Justification: Already, Not Yet, or Both?
My only major concern with Moo’s approach is his analysis of the time of justification in Galatians. He summarizes, “Overall, then, justification language in Galatians has a timeless and, if anything, future-oriented focus” (60). Moo does not deny that justification has an already/not yet dimension, wherein God’s eschatological declaration of righteousness is definitively applied to a person when they trust in Christ. Nevertheless, according to Moo, the situation at Galatia suggests Paul wasn’t concerned about whether the Galatians had experienced initial justification. He was more concerned about whether they would “maintain” their status so as to be justified on the last day. Hence, justification in Galatians is either timeless (2:16, 21; 3:8, 11, 24) or future (2:17; 5:4–5), and only once is it clearly present (3:6; see 60–62, 327–28).

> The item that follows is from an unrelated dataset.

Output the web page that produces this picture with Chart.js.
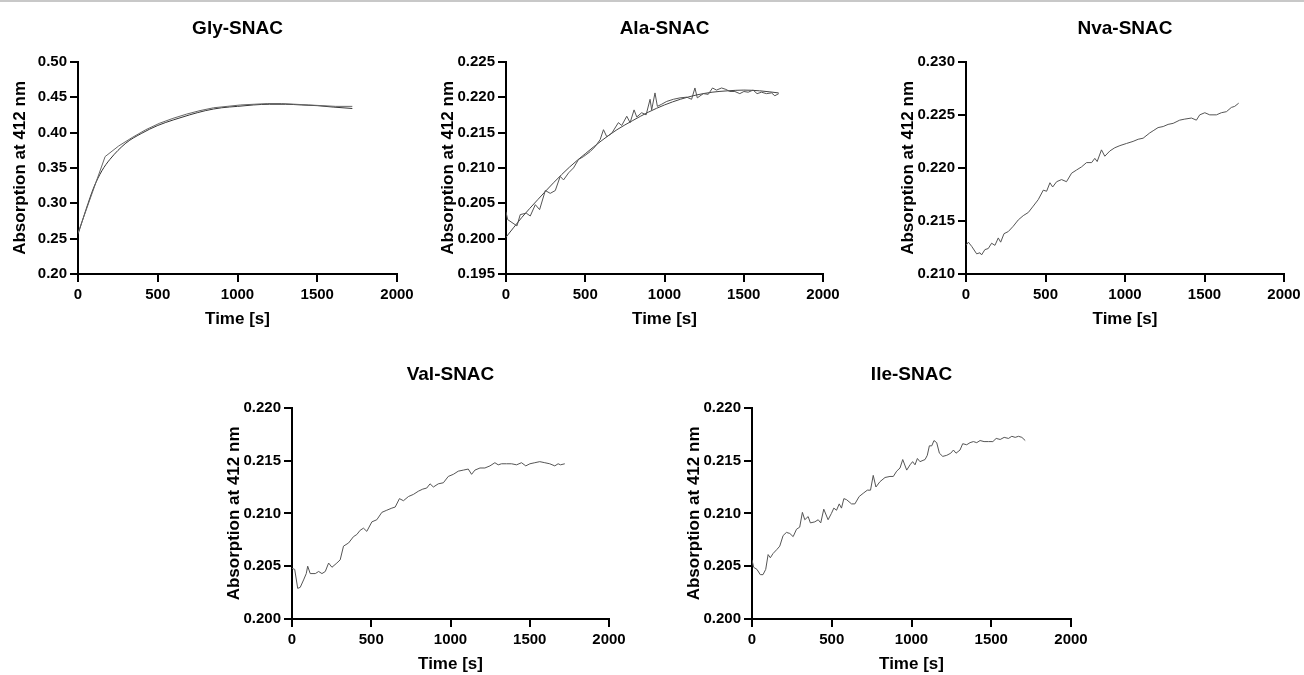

In response, I agree that Paul points the Galatians to their future justification (especially in 5:5), and that the present tense is likely timeless in 2:16 and 3:11. But I disagree that the situation at Galatia mandates that Paul argue exclusively for future justification. Indeed, Paul and the agitators likely agreed that justification has an eschatological character. The point of disagreement was the basis (the death of Christ) and the means (faith, not works) of justification. One of the fundamental ways Paul argues for his gospel of righteousness by faith alone in Christ alone is through the story of Abraham, who was justified by faith and not by works (3:6–14). Abraham’s justification, which was a present reality, is paradigmatic for the Galatians’ experience (3:1–5). Paul used the Abraham narrative precisely to show that the Galatians were already justified by faith, and therefore there was no need to add works as a basis for their righteousness. Their hope for future righteousness was based on their present reception of it by faith. Practically, one way we should encourage Christians who are tempted by legalism is to remind them of the basis for their righteousness on the Judgment Day. But we should also encourage those same Christians by reminding them of the basis for their righteousness right now by their faith-union with Christ, which, if believed, will kill legalism at the root.
As with many volumes in the BECNT series, this commentary will be a standard for some time to come. The educated Christian will find the commentary accessible in its layout and style; pastors will find it useful in its treatment of the grammar and theology of the text; and scholars will find it stimulating in the interaction with scholarship as seen in each subsection’s copious textual notes and footnotes (e.g., 216–23).